• [The request] Write out the material exactly, with the pictures left out.

• [Supplied data]
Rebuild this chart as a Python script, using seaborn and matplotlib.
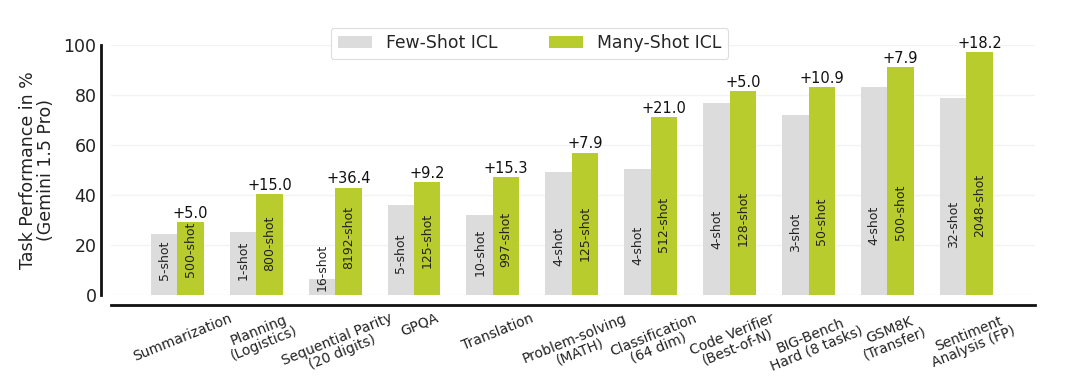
import numpy as np
import pandas as pd
import matplotlib
matplotlib.use("Agg")
import matplotlib.pyplot as plt
import matplotlib.transforms as mtransforms
import seaborn as sns

tasks = ["Summarization", "Planning\n(Logistics)", "Sequential Parity\n(20 digits)", "GPQA",
         "Translation", "Problem-solving\n(MATH)", "Classification\n(64 dim)",
         "Code Verifier\n(Best-of-N)", "BIG-Bench\nHard (8 tasks)", "GSM8K\n(Transfer)",
         "Sentiment\nAnalysis (FP)"]
few_shot = [24.2, 25.2, 6.5, 35.9, 31.9, 49.0, 50.3, 76.7, 72.2, 83.4, 78.9]
many_shot = [29.2, 40.2, 42.9, 45.1, 47.2, 56.9, 71.3, 81.7, 83.1, 91.3, 97.1]
few_labels = ["5-shot", "1-shot", "16-shot", "5-shot", "10-shot", "4-shot", "4-shot",
              "4-shot", "3-shot", "4-shot", "32-shot"]
many_labels = ["500-shot", "800-shot", "8192-shot", "125-shot", "997-shot", "125-shot",
               "512-shot", "128-shot", "50-shot", "500-shot", "2048-shot"]
gains = ["+5.0", "+15.0", "+36.4", "+9.2", "+15.3", "+7.9", "+21.0", "+5.0", "+10.9",
         "+7.9", "+18.2"]
series = ["Few-Shot ICL", "Many-Shot ICL"]

df = pd.DataFrame({
    "Task": tasks * 2,
    "Setting": [series[0]] * len(tasks) + [series[1]] * len(tasks),
    "Score": few_shot + many_shot,
})

sns.set_theme(style="whitegrid")
plt.rcParams["font.family"] = ["DejaVu Sans"]
plt.rcParams["grid.color"] = "#f3f3f3"

fig = plt.figure(figsize=(10.8, 3.84), dpi=100)
ax = fig.add_axes([0.1028, 0.2318, 0.8555, 0.651])

sns.barplot(data=df, x="Task", y="Score", hue="Setting", order=tasks, hue_order=series,
            palette=["#dcdcdc", "#b9cc2e"], width=0.67, gap=0, saturation=1,
            linewidth=0, ax=ax)

ax.set_ylim(0, 100)
ax.set_xlim(-0.84, 10.87)
ax.set_yticks([0, 20, 40, 60, 80, 100])
ax.tick_params(axis="y", labelsize=12.5, length=0, pad=3, colors="#222222")
ax.tick_params(axis="x", length=0, pad=4)
ax.set_xlabel("")
ax.set_ylabel("Task Performance in %\n(Gemini 1.5 Pro)", fontsize=12.5, color="#222222",
              linespacing=1.0, labelpad=6)

# annotations
conts = ax.containers
for cont, labs in zip(conts, [few_labels, many_labels]):
    for bar, lab in zip(cont, labs):
        h = bar.get_height()
        ax.text(bar.get_x() + bar.get_width() / 2, h * 0.24, lab, rotation=90,
                ha="center", va="bottom", fontsize=9, color="#222222")
for bar, g in zip(conts[1], gains):
    ax.text(bar.get_x() + bar.get_width() / 2, bar.get_height() + 0.5, g,
            ha="center", va="bottom", fontsize=10.5, color="#111111")

sns.despine(ax=ax, offset=7.5)
for s in ["left", "bottom"]:
    ax.spines[s].set_color("#111111")
    ax.spines[s].set_linewidth(2)

ax.legend(loc="upper center", bbox_to_anchor=(0.453, 1.07), ncol=2, fontsize=12.4,
          frameon=True, columnspacing=3.0, borderaxespad=0, handlelength=2.0,
          edgecolor="#dddddd", fancybox=True, framealpha=1)
ax.get_legend().get_frame().set_linewidth(0.8)

fig.canvas.draw()
shift = mtransforms.ScaledTranslation(5 / 100, 0, fig.dpi_scale_trans)
for lbl in ax.get_xticklabels():
    lbl.set_rotation(22)
    lbl.set_ha("center")
    lbl.set_va("top")
    lbl.set_fontsize(10)
    lbl.set_linespacing(1.0)
    lbl.set_color("#222222")
    lbl.set_transform(lbl.get_transform() + shift)

fig.savefig("out.png", dpi=100)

• [Solution]
Rebuild this chart as a Python script, using seaborn and matplotlib.
import numpy as np
import pandas as pd
import matplotlib
matplotlib.use("Agg")
import matplotlib.pyplot as plt
import matplotlib.transforms as mtransforms
import seaborn as sns

tasks = ["Summarization", "Planning\n(Logistics)", "Sequential Parity\n(20 digits)", "GPQA",
         "Translation", "Problem-solving\n(MATH)", "Classification\n(64 dim)",
         "Code Verifier\n(Best-of-N)", "BIG-Bench\nHard (8 tasks)", "GSM8K\n(Transfer)",
         "Sentiment\nAnalysis (FP)"]
few_shot = [24.2, 25.2, 6.5, 35.9, 31.9, 49.0, 50.3, 76.7, 72.2, 83.4, 78.9]
many_shot = [29.2, 40.2, 42.9, 45.1, 47.2, 56.9, 71.3, 81.7, 83.1, 91.3, 97.1]
few_labels = ["5-shot", "1-shot", "16-shot", "5-shot", "10-shot", "4-shot", "4-shot",
              "4-shot", "3-shot", "4-shot", "32-shot"]
many_labels = ["500-shot", "800-shot", "8192-shot", "125-shot", "997-shot", "125-shot",
               "512-shot", "128-shot", "50-shot", "500-shot", "2048-shot"]
gains = ["+5.0", "+15.0", "+36.4", "+9.2", "+15.3", "+7.9", "+21.0", "+5.0", "+10.9",
         "+7.9", "+18.2"]
series = ["Few-Shot ICL", "Many-Shot ICL"]

df = pd.DataFrame({
    "Task": tasks * 2,
    "Setting": [series[0]] * len(tasks) + [series[1]] * len(tasks),
    "Score": few_shot + many_shot,
})

sns.set_theme(style="whitegrid")
plt.rcParams["font.family"] = ["DejaVu Sans"]
plt.rcParams["grid.color"] = "#f3f3f3"

fig = plt.figure(figsize=(10.8, 3.84), dpi=100)
ax = fig.add_axes([0.1028, 0.2318, 0.8555, 0.651])

sns.barplot(data=df, x="Task", y="Score", hue="Setting", order=tasks, hue_order=series,
            palette=["#dcdcdc", "#b9cc2e"], width=0.67, gap=0, saturation=1,
            linewidth=0, ax=ax)

ax.set_ylim(0, 100)
ax.set_xlim(-0.84, 10.87)
ax.set_yticks([0, 20, 40, 60, 80, 100])
ax.tick_params(axis="y", labelsize=12.5, length=0, pad=3, colors="#222222")
ax.tick_params(axis="x", length=0, pad=4)
ax.set_xlabel("")
ax.set_ylabel("Task Performance in %\n(Gemini 1.5 Pro)", fontsize=12.5, color="#222222",
              linespacing=1.0, labelpad=6)

# annotations
conts = ax.containers
for cont, labs in zip(conts, [few_labels, many_labels]):
    for bar, lab in zip(cont, labs):
        h = bar.get_height()
        ax.text(bar.get_x() + bar.get_width() / 2, h * 0.24, lab, rotation=90,
                ha="center", va="bottom", fontsize=9, color="#222222")
for bar, g in zip(conts[1], gains):
    ax.text(bar.get_x() + bar.get_width() / 2, bar.get_height() + 0.5, g,
            ha="center", va="bottom", fontsize=10.5, color="#111111")

sns.despine(ax=ax, offset=7.5)
for s in ["left", "bottom"]:
    ax.spines[s].set_color("#111111")
    ax.spines[s].set_linewidth(2)

ax.legend(loc="upper center", bbox_to_anchor=(0.453, 1.07), ncol=2, fontsize=12.4,
          frameon=True, columnspacing=3.0, borderaxespad=0, handlelength=2.0,
          edgecolor="#dddddd", fancybox=True, framealpha=1)
ax.get_legend().get_frame().set_linewidth(0.8)

fig.canvas.draw()
shift = mtransforms.ScaledTranslation(5 / 100, 0, fig.dpi_scale_trans)
for lbl in ax.get_xticklabels():
    lbl.set_rotation(22)
    lbl.set_ha("center")
    lbl.set_va("top")
    lbl.set_fontsize(10)
    lbl.set_linespacing(1.0)
    lbl.set_color("#222222")
    lbl.set_transform(lbl.get_transform() + shift)

fig.savefig("out.png", dpi=100)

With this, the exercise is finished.